En 1947, Gide obtient le prix Nobel de littérature, mais refuse, malgré les pressions, d'entrer à l'Académie française, et consacre son temps à écrire l'adaptation du Procès de Kafka pour le théâtre, que Jean-Louis Barrault mettra en scène. Il meurt le 19 février 1951 d'une congestion pulmonaire.

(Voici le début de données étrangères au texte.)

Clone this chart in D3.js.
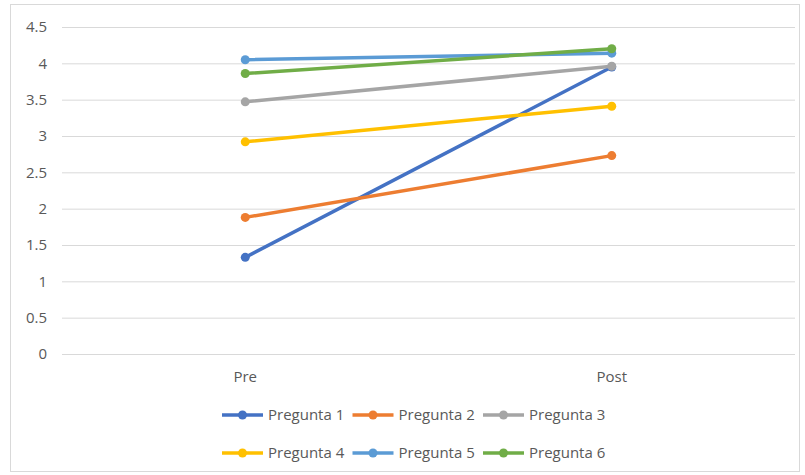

L'influence de Gide est difficile à apprécier, tant son œuvre est protéiforme, contradictoire et dérangeante. Cette perpétuelle oscillation, ce jeu de duplicité, ce désir perpétuel de surprendre a créé davantage une constellation de lecteurs qu'une phalange de disciples fanatiques. Pourtant, toute une génération s'est laissé prendre à la séduction de ses divers masques : Roland Barthes, Jean-Paul Sartre, Jacques Lacan, Maurice Blanchot, Alain Robbe-Grillet et tout le nouveau roman... Ce que les contemporains peuvent retrouver en lui, c'est, au-delà du moraliste et de l'immoraliste, une écriture totalement ouverte à l'énigme du désir, au questionnement sur soi et à la mobilité perpétuelle de l'être.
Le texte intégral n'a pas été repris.